Beneficial Ground Beetles: How To Find Ground Beetle Eggs And Larvae

ground beetle larva
ground beetle larva
(Image credit: Henrik_L)

Most of us have encountered ground beetles in gardens. You turn over a rock or garden debris and a shiny black beetle goes racing for cover. You may even notice a sudden foul scent as it rushes off, secreting an oil in its wake to deter predators. While the sudden discovery of a scurrying ground beetle may be a little unnerving, it is actually a valuable ally to the gardener. Read on to learn more about the ground beetle life cycle.

Beneficial Ground Beetles

Ground beetles are members of the Carabid family. While there are about 2,000 different species of ground beetles in North America, most of the ones we encounter in the garden are nocturnal. These beneficial ground beetles help reduce the need for chemical pest control by eating common garden pests like:

A few species of ground beetles will also eat the seeds of invasive weeds such as lambsquarter, foxtail, ragweed, and thistle. The most common ground beetles in gardens are black or dark brown, have long legs that allow them to run very fast, and have vertical ridges down their backs. They can range in size from 1/8 inch to 1 inch (0.5 to 2.5 cm.). These ground beetles live on the soil surface, hiding underneath rocks, logs, mulch, and other garden debris during the day. They can live up to four years, overwintering beneath the soil. Ground beetles have been used in New England as biological control agents to control gypsy moths. They are also used in Maine to control pests of Blueberry crops. According to studies of ground beetles as biological control agents, they can prevent about 40% of crop damage.

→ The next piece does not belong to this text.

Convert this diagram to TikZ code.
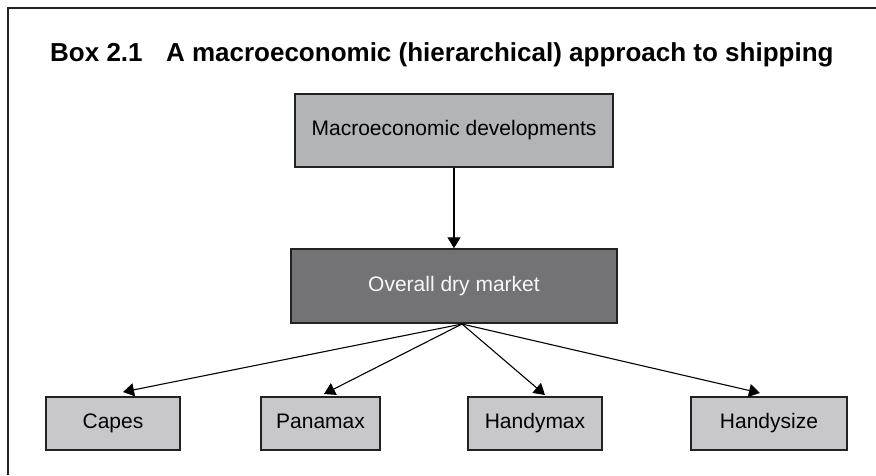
\documentclass[tikz,border=0pt]{standalone}
\usepackage{fontspec}
\setmainfont{Liberation Sans}
\usetikzlibrary{arrows.meta}
\definecolor{topfill}{HTML}{B2B4B7}
\definecolor{midfill}{HTML}{737375}
\definecolor{lowfill}{HTML}{C8C8CA}
\definecolor{edge}{HTML}{222222}
\begin{document}
\begin{tikzpicture}[x=1pt,y=-1pt,
  boxst/.style={draw=edge,line width=1.4pt,inner sep=0pt,text height=15pt,text depth=4.5pt,font=\fontsize{21}{25}\selectfont},
  arr/.style={draw=black,line width=1.1pt,-{Triangle[length=11pt,width=13pt]}}]
\useasboundingbox (0,0) rectangle (876,475);
\draw[line width=1.4pt,color=edge] (8,475) -- (8,8) -- (876,8);
\node[anchor=base west,inner sep=0pt,font=\bfseries\fontsize{26}{30}\selectfont] (title) at (50,61) {Box 2.1\hspace{0.9em}A macroeconomic (hierarchical) approach to shipping};
\node[boxst,fill=topfill,minimum width=318pt,minimum height=73pt] (top) at (454,130.5) {Macroeconomic developments};
\node[boxst,fill=midfill,text=white!94!gray,minimum width=326pt,minimum height=74pt] (om) at (454,286) {Overall dry market};
\node[boxst,fill=lowfill,minimum width=134pt,minimum height=53pt] (capes) at (113,423.5) {Capes};
\node[boxst,fill=lowfill,minimum width=119pt,minimum height=53pt] (panamax) at (320.5,423.5) {Panamax};
\node[boxst,fill=lowfill,minimum width=134pt,minimum height=53pt] (handymax) at (535,423.5) {Handymax};
\node[boxst,fill=lowfill,minimum width=156pt,minimum height=53pt] (handysize) at (769,423.5) {Handysize};
\coordinate (src) at (462,324);
\coordinate (tcapes) at (123,392);
\coordinate (tpanamax) at (324,394);
\coordinate (thandymax) at (545,395);
\coordinate (thandysize) at (760,393);
\draw[arr] (top) -- (om);
\draw[arr] (src) -- (tcapes);
\draw[arr] (src) -- (tpanamax);
\draw[arr] (src) -- (thandymax);
\draw[arr] (src) -- (thandysize);
\end{tikzpicture}
\end{document}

How to Find Ground Beetle Eggs and Larvae

The ground beetle life cycle has four stages of metamorphosis – egg, larvae, pupa, and adult. Adult ground beetles lay about one generation of eggs per year. After mating, the female will lay 30-600 eggs on the soil, on leaves, or within the soil or mulch. Ground beetle eggs are small, white, and oval-shaped. In only about a week, ground beetle larvae will hatch from these eggs. Ground beetle larvae look somewhat like garden centipedes with long black or brown segmented bodies. However, they only have six legs and have small pinchers on their heads. They stay mostly under the surface of the soil where they are great predators, preying on soil-dwelling garden pests. When they have consumed enough food, they go into their pupa phase, later emerging as adult ground beetles. Much of the ground beetle’s life cycle coincides with the timing of its preferred prey. For example, ground beetles that mainly eat weed seeds will become adults just as these seeds are ripening and falling from the plants. In the first three stages of their life cycle, they are at their most vulnerable. Many ground beetle eggs, larvae, and pupa are killed by mowing, tilling, and chemical pesticides. As adults, they have a better chance of escaping these dangers. Finding the small and well-hidden ground beetle eggs and larvae can be difficult, but it’s easier to invite the adults into your garden. To attract these beneficial beetles to your garden, you can create a simple beetle refuge. Build a small raised garden bed at least two feet (0.5 m.) wide and four feet (1 m.) long. Plant native perennials and grasses in this bed and give it a good layer of mulch. Add some large rocks or logs for décor and ground beetle hideouts. Maintenance of this beetle refuge should be a breeze. Let debris build up enough to encourage ground beetle eggs, but not too much to snuff out the plants. Do not mow, till, or spray pesticides in this area. In just a short time, you can enjoy the benefits of ground beetles in the garden.